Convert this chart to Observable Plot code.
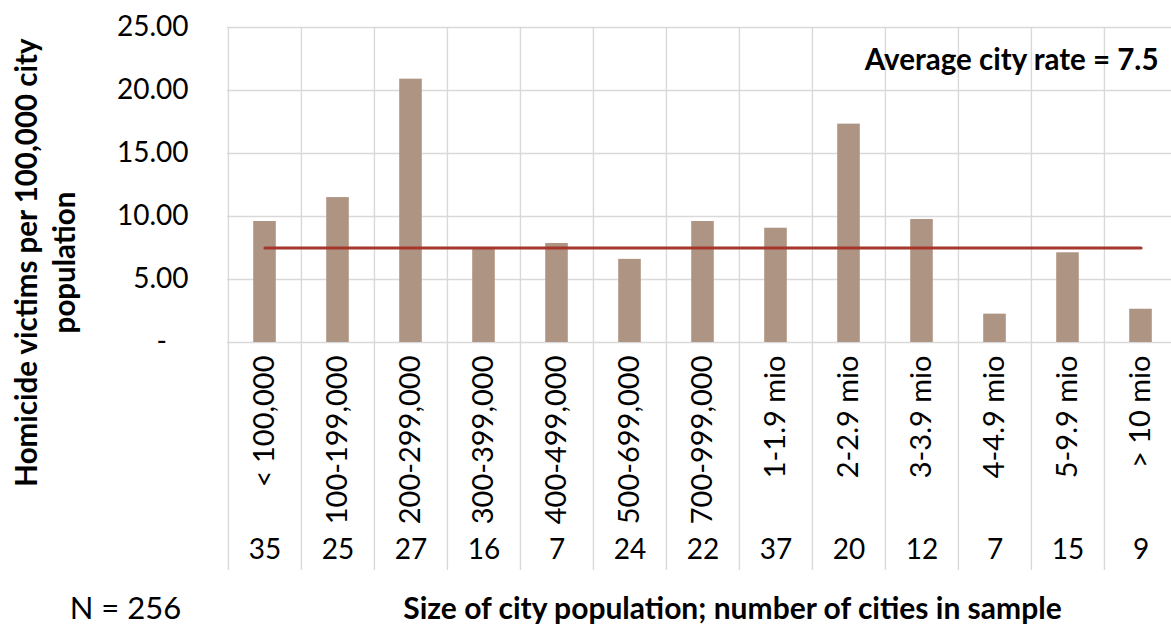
<!DOCTYPE html>
<html>
<head>
<meta charset="utf-8">
<script src="https://cdn.jsdelivr.net/npm/d3@7"></script>
<script src="https://cdn.jsdelivr.net/npm/@observablehq/plot@0.6"></script>
<style>
  html, body { margin: 0; padding: 0; background: #fff; overflow: hidden; }
  #chart svg { display: block; }
</style>
</head>
<body>
<div id="chart"></div>
<script>
const categories = ["< 100,000", "100-199,000", "200-299,000", "300-399,000", "400-499,000", "500-699,000", "700-999,000", "1-1.9 mio", "2-2.9 mio", "3-3.9 mio", "4-4.9 mio", "5-9.9 mio", "> 10 mio"];
const rates = [9.6, 11.5, 20.9, 7.45, 7.86, 6.6, 9.6, 9.07, 17.33, 9.76, 2.25, 7.12, 2.64];
const counts = [35, 25, 27, 16, 7, 24, 22, 37, 20, 12, 7, 15, 9];
const averageRate = 7.5;
const yTicks = [0, 5, 10, 15, 20, 25];
const yTitle = "Homicide victims per 100,000 city\npopulation";
const xTitle = "Size of city population; number of cities in sample";
const averageLabel = "Average city rate = 7.5";
const sampleLabel = "N = 256";

(function () {
const rows = categories.map((c, i) => ({category: c, rate: rates[i], count: counts[i]}));
const avgRows = categories.map(c => ({category: c, value: averageRate}));

const W = 1171, H = 626;
const mLeft = 227, mTop = 27, zeroY = 342, gridBottom = 570;
const bandW = 73.15;
const xRight = mLeft + bandW * categories.length;

const font = "Lato, 'Open Sans', sans-serif";
const grid = "#d9d9d9";

const chart = Plot.plot({
  width: W,
  height: H,
  marginLeft: mLeft,
  marginRight: 0,
  marginTop: mTop,
  marginBottom: H - gridBottom,
  style: {fontFamily: font, background: "#fff", color: "#000"},
  x: {type: "band", domain: categories, range: [mLeft, xRight], padding: 0, axis: null},
  y: {domain: [0, 25], range: [zeroY, mTop], label: null},
  marks: [
    Plot.gridY(yTicks, {stroke: grid, strokeOpacity: 1, strokeWidth: 1.4}),
    Plot.ruleX(categories, {x: d => d, dx: -bandW / 2, stroke: grid, strokeWidth: 1.4}),
    Plot.ruleX(categories.slice(-1), {x: d => d, dx: bandW / 2, stroke: grid, strokeWidth: 1.4}),
    Plot.barY(rows, {x: "category", y: "rate", fill: "#ae9482", insetLeft: 25.2, insetRight: 25.2}),
    Plot.lineY(avgRows, {x: "category", y: "value", stroke: "#a5372d", strokeWidth: 3.2}),
    Plot.axisY(yTicks, {
      tickSize: 0, tickPadding: 39, fontSize: 28, fill: "#000",
      tickFormat: d => d === 0 ? "-\u00a0\u00a0\u00a0" : d.toFixed(2)
    }),
    Plot.text(rows, {x: "category", y: 0, dy: 13, text: "category", rotate: -90, textAnchor: "end", fontSize: 29, fill: "#000"}),
    Plot.text(rows, {x: "category", y: 0, dy: 208, text: d => String(d.count), fontSize: 28, fill: "#000"}),
    Plot.text([averageLabel], {frameAnchor: "top-right", dx: -13, dy: 33, textAnchor: "end", lineAnchor: "middle", fontSize: 29.5, fontWeight: "bold", fill: "#000"}),
    Plot.text([yTitle], {frameAnchor: "left", dx: -184, dy: -36.5, rotate: -90, textAnchor: "middle", lineAnchor: "middle", fontSize: 29.5, fontWeight: "bold", lineHeight: 1.3, fill: "#000"}),
    Plot.text([sampleLabel], {frameAnchor: "bottom-left", dx: -102, dy: 39, textAnchor: "middle", lineAnchor: "middle", fontSize: 31, fill: "#000"}),
    Plot.text([xTitle], {frameAnchor: "bottom", dx: 33, dy: 39, textAnchor: "middle", lineAnchor: "middle", fontSize: 30, fontWeight: "bold", fill: "#000"})
  ]
});
document.getElementById("chart").appendChild(chart);
})();
</script>
</body>
</html>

# Goal
Repeat the material verbatim. Do not carry over any picture.

# Finished task
Convert this chart to Observable Plot code.
<!DOCTYPE html>
<html>
<head>
<meta charset="utf-8">
<script src="https://cdn.jsdelivr.net/npm/d3@7"></script>
<script src="https://cdn.jsdelivr.net/npm/@observablehq/plot@0.6"></script>
<style>
  html, body { margin: 0; padding: 0; background: #fff; overflow: hidden; }
  #chart svg { display: block; }
</style>
</head>
<body>
<div id="chart"></div>
<script>
const categories = ["< 100,000", "100-199,000", "200-299,000", "300-399,000", "400-499,000", "500-699,000", "700-999,000", "1-1.9 mio", "2-2.9 mio", "3-3.9 mio", "4-4.9 mio", "5-9.9 mio", "> 10 mio"];
const rates = [9.6, 11.5, 20.9, 7.45, 7.86, 6.6, 9.6, 9.07, 17.33, 9.76, 2.25, 7.12, 2.64];
const counts = [35, 25, 27, 16, 7, 24, 22, 37, 20, 12, 7, 15, 9];
const averageRate = 7.5;
const yTicks = [0, 5, 10, 15, 20, 25];
const yTitle = "Homicide victims per 100,000 city\npopulation";
const xTitle = "Size of city population; number of cities in sample";
const averageLabel = "Average city rate = 7.5";
const sampleLabel = "N = 256";

(function () {
const rows = categories.map((c, i) => ({category: c, rate: rates[i], count: counts[i]}));
const avgRows = categories.map(c => ({category: c, value: averageRate}));

const W = 1171, H = 626;
const mLeft = 227, mTop = 27, zeroY = 342, gridBottom = 570;
const bandW = 73.15;
const xRight = mLeft + bandW * categories.length;

const font = "Lato, 'Open Sans', sans-serif";
const grid = "#d9d9d9";

const chart = Plot.plot({
  width: W,
  height: H,
  marginLeft: mLeft,
  marginRight: 0,
  marginTop: mTop,
  marginBottom: H - gridBottom,
  style: {fontFamily: font, background: "#fff", color: "#000"},
  x: {type: "band", domain: categories, range: [mLeft, xRight], padding: 0, axis: null},
  y: {domain: [0, 25], range: [zeroY, mTop], label: null},
  marks: [
    Plot.gridY(yTicks, {stroke: grid, strokeOpacity: 1, strokeWidth: 1.4}),
    Plot.ruleX(categories, {x: d => d, dx: -bandW / 2, stroke: grid, strokeWidth: 1.4}),
    Plot.ruleX(categories.slice(-1), {x: d => d, dx: bandW / 2, stroke: grid, strokeWidth: 1.4}),
    Plot.barY(rows, {x: "category", y: "rate", fill: "#ae9482", insetLeft: 25.2, insetRight: 25.2}),
    Plot.lineY(avgRows, {x: "category", y: "value", stroke: "#a5372d", strokeWidth: 3.2}),
    Plot.axisY(yTicks, {
      tickSize: 0, tickPadding: 39, fontSize: 28, fill: "#000",
      tickFormat: d => d === 0 ? "-\u00a0\u00a0\u00a0" : d.toFixed(2)
    }),
    Plot.text(rows, {x: "category", y: 0, dy: 13, text: "category", rotate: -90, textAnchor: "end", fontSize: 29, fill: "#000"}),
    Plot.text(rows, {x: "category", y: 0, dy: 208, text: d => String(d.count), fontSize: 28, fill: "#000"}),
    Plot.text([averageLabel], {frameAnchor: "top-right", dx: -13, dy: 33, textAnchor: "end", lineAnchor: "middle", fontSize: 29.5, fontWeight: "bold", fill: "#000"}),
    Plot.text([yTitle], {frameAnchor: "left", dx: -184, dy: -36.5, rotate: -90, textAnchor: "middle", lineAnchor: "middle", fontSize: 29.5, fontWeight: "bold", lineHeight: 1.3, fill: "#000"}),
    Plot.text([sampleLabel], {frameAnchor: "bottom-left", dx: -102, dy: 39, textAnchor: "middle", lineAnchor: "middle", fontSize: 31, fill: "#000"}),
    Plot.text([xTitle], {frameAnchor: "bottom", dx: 33, dy: 39, textAnchor: "middle", lineAnchor: "middle", fontSize: 30, fontWeight: "bold", fill: "#000"})
  ]
});
document.getElementById("chart").appendChild(chart);
})();
</script>
</body>
</html>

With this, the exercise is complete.